--- Information provided ---
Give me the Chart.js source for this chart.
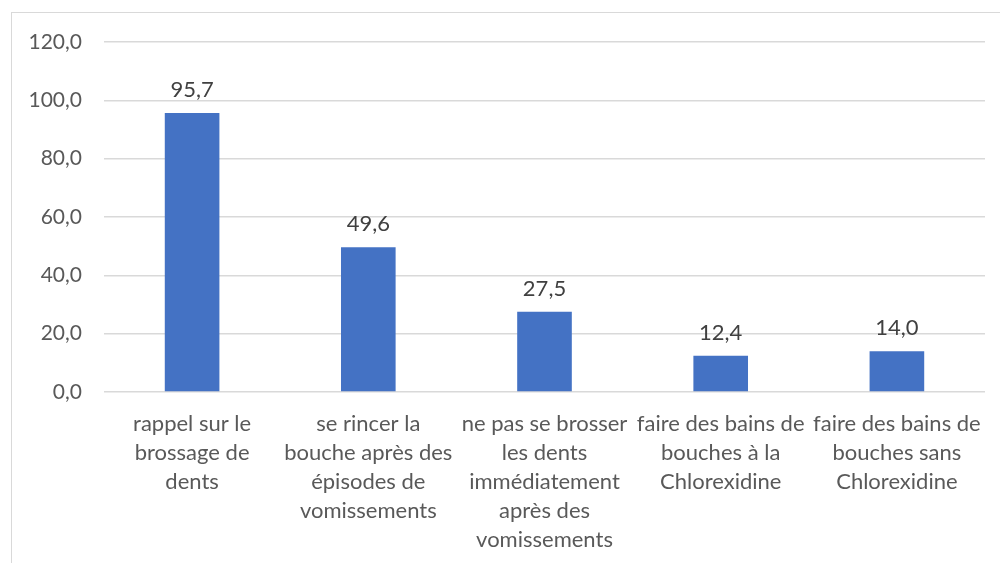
<!DOCTYPE html>
<html>
<head>
<meta charset="utf-8">
<script src="https://cdn.jsdelivr.net/npm/chart.js@4.4.0/dist/chart.umd.min.js"></script>
<style>
  html, body { margin: 0; padding: 0; background: #fff; }
  #wrap { position: relative; width: 1000px; height: 563px; overflow: hidden; }
  #frame { position: absolute; left: 11px; top: 12px; width: 1000px; height: 600px;
           border-left: 1px solid #d9d9d9; border-top: 1px solid #d9d9d9; }
  #chart { position: absolute; left: 0; top: 0; }
</style>
</head>
<body>
<div id="wrap">
  <div id="frame"></div>
  <canvas id="chart" width="1000" height="563"></canvas>
</div>
<script>
/* ===== Recommandations bar chart ===== */

const categories = [
  ['rappel sur le', 'brossage de', 'dents'],
  ['se rincer la', 'bouche après des', 'épisodes de', 'vomissements'],
  ['ne pas se brosser', 'les dents', 'immédiatement', 'après des', 'vomissements'],
  ['faire des bains de', 'bouches à la', 'Chlorexidine'],
  ['faire des bains de', 'bouches sans', 'Chlorexidine']
];
const values = [95.7, 49.6, 27.5, 12.4, 14.0];
const yTicks = [0, 20, 40, 60, 80, 100, 120];

const FONT = 'Lato, "Open Sans", sans-serif';

/** Format a number with one decimal and a comma */
function frNum(v) {
  return Number(v).toFixed(1).replace('.', ',');
}

// Draw the value above each bar
const valueLabels = {
  id: 'valueLabels',
  afterDatasetsDraw(chart) {
    const ctx = chart.ctx;
    const meta = chart.getDatasetMeta(0);
    ctx.save();
    ctx.font = '22px ' + FONT;
    ctx.fillStyle = '#404040';
    ctx.textAlign = 'center';
    ctx.textBaseline = 'bottom';
    meta.data.forEach((bar, i) => {
      ctx.fillText(frNum(values[i]), bar.x, bar.y - 12);
    });
    ctx.restore();
  }
};

const ctx = document.getElementById('chart').getContext('2d');
new Chart(ctx, {
  type: 'bar',
  data: {
    labels: categories,
    datasets: [{
      data: values,
      backgroundColor: '#4472c4',
      borderWidth: 0,
      categoryPercentage: 1,
      barPercentage: 0.31
    }]
  },
  options: {
    responsive: false,
    animation: false,
    layout: { padding: { top: 42, right: 15, bottom: 0, left: 0 } },
    plugins: {
      legend: { display: false },
      tooltip: { enabled: false }
    },
    scales: {
      y: {
        min: 0,
        max: 120,
        afterBuildTicks: axis => { axis.ticks = yTicks.map(v => ({ value: v })); },
        afterFit: axis => {
          axis.width = 104;
          axis.paddingTop = 0;
          axis.paddingBottom = 0;
        },
        border: { display: false },
        grid: { color: '#d9d9d9', lineWidth: 1.5, drawTicks: false },
        ticks: {
          padding: 22,
          color: '#595959',
          font: { family: FONT, size: 21 },
          callback: v => frNum(v)
        }
      },
      x: {
        afterFit: axis => { axis.height = 171; },
        border: { display: false },
        grid: { display: false, drawTicks: false },
        ticks: {
          padding: 17,
          autoSkip: false,
          maxRotation: 0,
          minRotation: 0,
          color: '#595959',
          font: { family: FONT, size: 22, lineHeight: 1.32 }
        }
      }
    }
  },
  plugins: [valueLabels]
});
</script>
</body>
</html>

--- The problem ---
Repeat exactly and only the lines from the start of the data above through the line that holds "chart ===== */", inclusive. Pictures do not belong in the copy.

--- Result ---
Give me the Chart.js source for this chart.
<!DOCTYPE html>
<html>
<head>
<meta charset="utf-8">
<script src="https://cdn.jsdelivr.net/npm/chart.js@4.4.0/dist/chart.umd.min.js"></script>
<style>
  html, body { margin: 0; padding: 0; background: #fff; }
  #wrap { position: relative; width: 1000px; height: 563px; overflow: hidden; }
  #frame { position: absolute; left: 11px; top: 12px; width: 1000px; height: 600px;
           border-left: 1px solid #d9d9d9; border-top: 1px solid #d9d9d9; }
  #chart { position: absolute; left: 0; top: 0; }
</style>
</head>
<body>
<div id="wrap">
  <div id="frame"></div>
  <canvas id="chart" width="1000" height="563"></canvas>
</div>
<script>
/* ===== Recommandations bar chart ===== */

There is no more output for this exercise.